Magnetoresistive RAM manufacturer Everspin has announced their first MRAM-based storage products and issued two other press releases about recent accomplishments. Until now, Everspin's business model has been to sell discrete MRAM components, but they're introducing a NVMe SSD based on their MRAM. Everspin's MRAM is one of the highest-performing and most durable non-volatile memory technologies on the market today, but its density and capacity falls far short of NAND flash, 3D XPoint, and even DRAM. As a result, use of MRAM has largely been confined to embedded systems and industrial computing that need consistent performance and high reliability, but have very modest capacity requirements. MRAM has also seen some use as a non-volatile cache or configuration memory in some storage array controllers. The new nvNITRO family of MRAM drives is intended to be used as a storage accelerator: a high-IOPS low-latency write cache or transaction log, with performance exceeding that of any single-controller drive based on NAND flash.

Everspin's current generation of spin-torque MRAM has a capacity of 256Mb per die with a DDR3 interface (albeit with very different timings from JEDEC standard for DRAM).

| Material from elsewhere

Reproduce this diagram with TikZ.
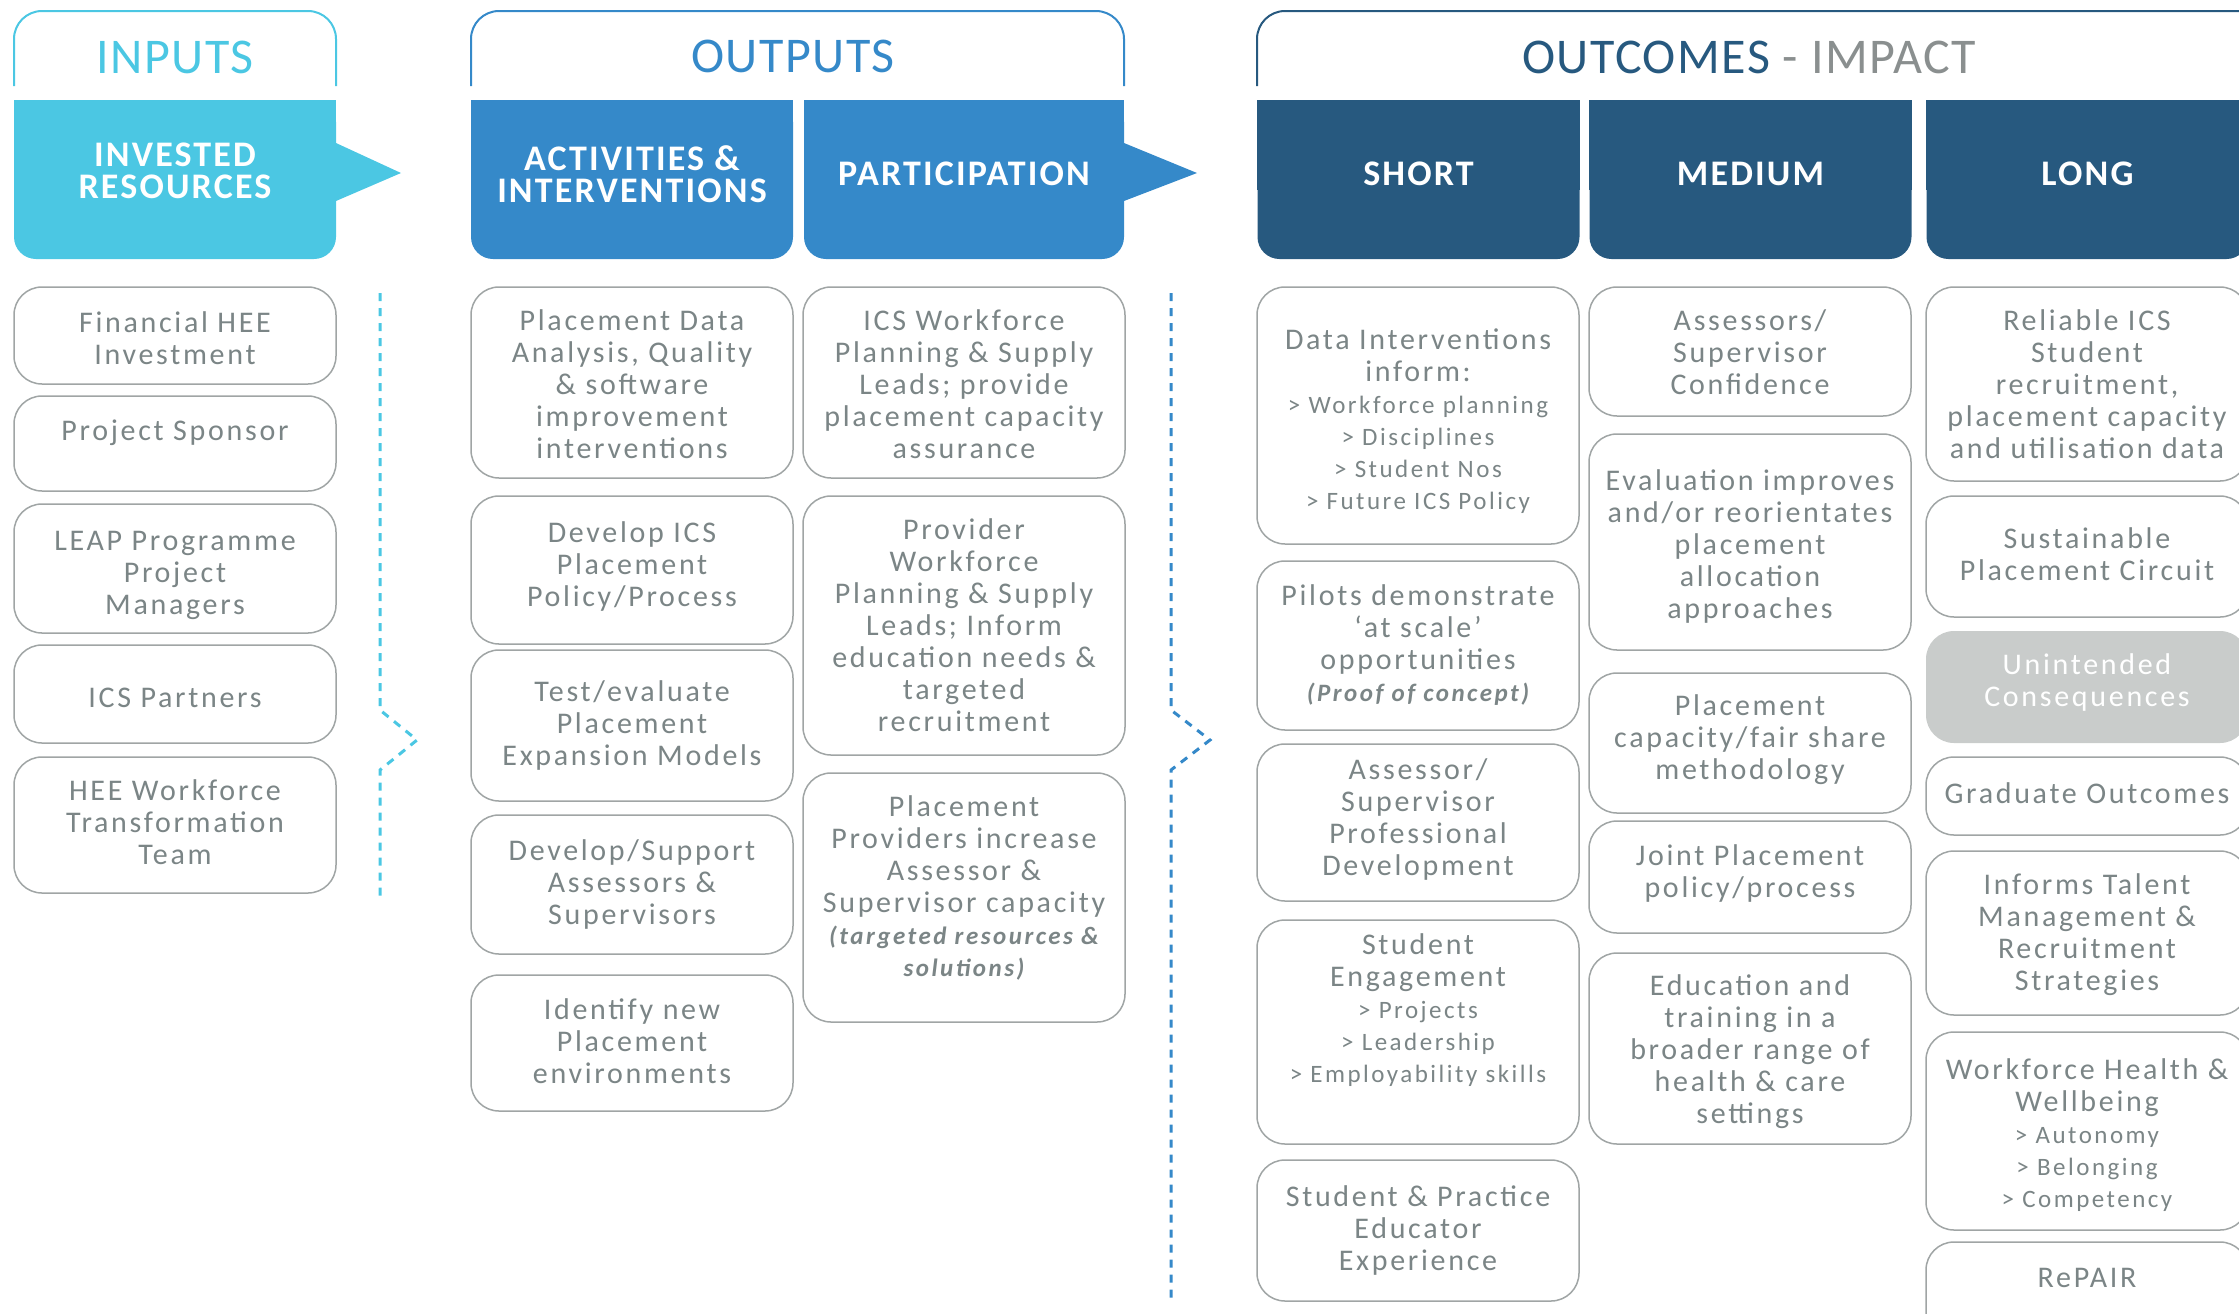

The initial nvNITRO products will use 32 or 64 MRAM chips to offer capacities of 1GB or 2GB on a PCIe 3 x8 card. MRAM has high enough endurance that the nvNITRO does not need to perform any wear leveling, which allows for a drastically simpler controller design and means performance does not degrade over time or as the drive is filled up—the nvNITRO does not need any large spare area or overprovisioning. Read and write performance are also nearly identical, while flash memory suffers from much slower writes than reads, which forces flash-based SSDs to buffer and combine writes in order to offer good performance. Everspin did not have complete performance specifications available at time of writing, but the numbers they did offer are very impressive: 6µs overall latency for 4kB transfers (compared to 20µs for the Intel SSD DC P3700), and 1.5M IOPS (4kB) at QD32 (compared to 1.2M IOPS read/200k IOPS write for the HGST Ultrastar SN260). The nvNITRO does rely somewhat on higher queue depths to deliver full performance, but it is still able to deliver over 1M IOPS at QD16, around 800k IOPS at QD8, and QD1 performance is around 175k IOPS read/150k IOPS write. MRAM supports fine-grained access, so the nvNITRO performs well even with small transfer sizes: Everspin has hit 2.2M IOPS for 512B transfers, although that is not an official performance specification or measurement from the final product.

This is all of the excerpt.